Answer the question using ONLY the context below.
If the answer is not present, say "Not found in documents."

Context:
{context}

Question:
{query}
"""

response_rag = client.chat.completions.create(
    model=MODEL_NAME,
    messages=[{"role": "user", "content": prompt_rag}],
    temperature=0.0
)

print(response_rag.choices[0].message.content)


JPMorgan's capital position in Q1 2023 is strong, with capital levels remaining well above regulatory minimums and a common equity tier 1 (CET1) ratio near 13.8%.


## Conclusion: Why RAG Works

This notebook demonstrates a key insight:

> **The quality of factual answers depends more on retrieval than on model size or recency.**

Without RAG:
- The LLM relies on pretrained knowledge
- Answers are generic, high-level, or outdated or sometime inaccurate (e.g. CET1 ratio in this example was incorrect for me without the RAG!)
- There is no clear link between answer and source

With RAG:
- The LLM reasons over retrieved, domain-specific documents
- Answers are precise, grounded, and explainable
- The system becomes suitable for enterprise and analytical use cases

Importantly, both responses use the **same language model**.
The improvement comes entirely from **retrieval-augmented context**.

---

## Key Takeaway

RAG transforms an LLM from a general conversational model into a **domain-aware reasoning system**.
This makes it a foundational architecture for real-world applications where correctness matters.

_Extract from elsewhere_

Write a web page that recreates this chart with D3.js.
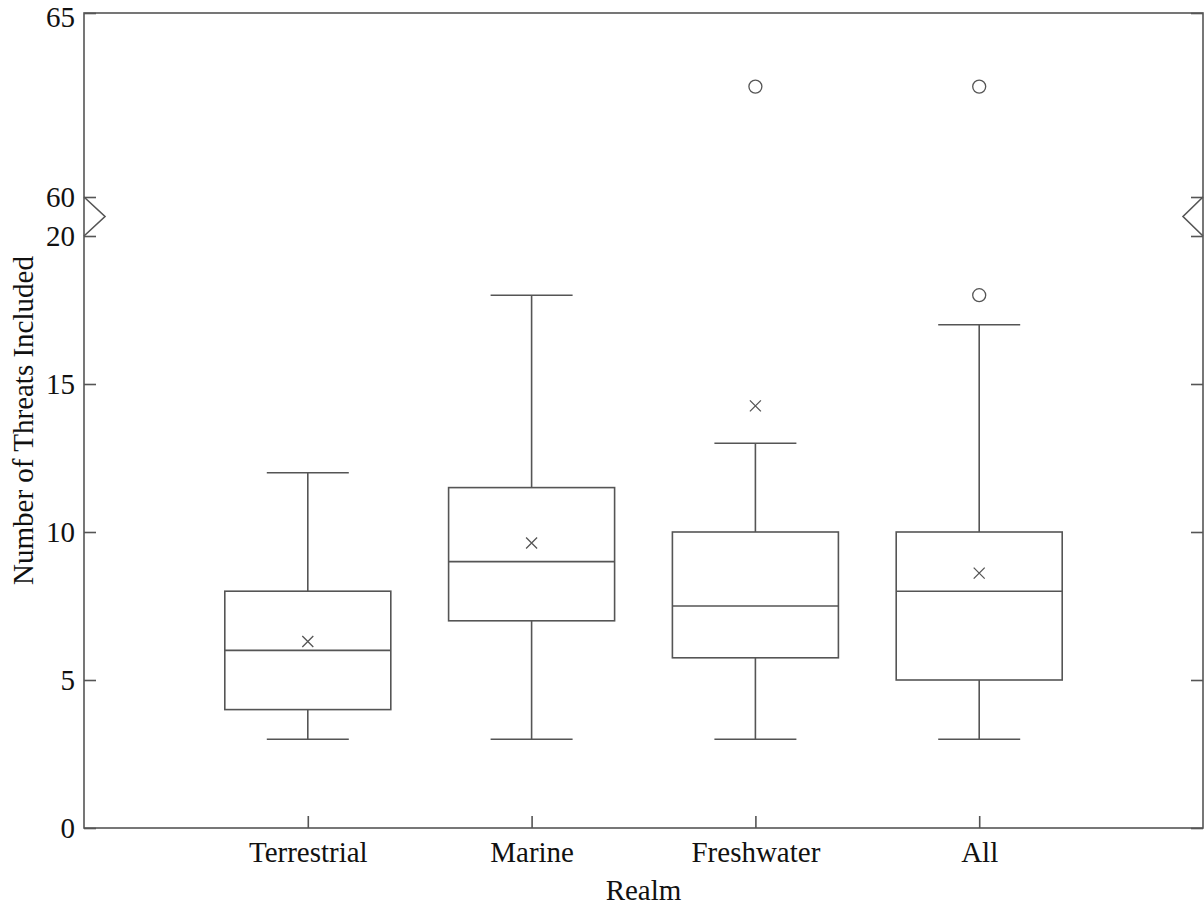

## Next Steps and Possible Improvements

This notebook presents a minimal but complete RAG pipeline.
In production systems, several enhancements are commonly applied:

1. **Stronger Embedding Models**
   - Sentence transformers or domain-specific embeddings
   - Better semantic recall and robustness

2. **Hybrid Retrieval**
   - Combine vector similarity with keyword or BM25 search
   - Improves precision for numbers, entities, and exact terms

3. **Chunking and Overlap Strategies**
   - Smarter document splitting improves retrieval quality
   - Especially important for long reports and PDFs

4. **Reranking Models**
   - Use a secondary model to rerank retrieved documents
   - Improves final context relevance

5. **Graph-based RAG (GraphRAG)**
   - Model relationships between entities and documents
   - Enables multi-hop reasoning and structured retrieval

6. **Evaluation and Monitoring**
   - Measure retrieval quality (Recall@K)
   - Track faithfulness and hallucination rates

These techniques extend the same core idea demonstrated here:  
**ground generation in reliable, retrievable data**.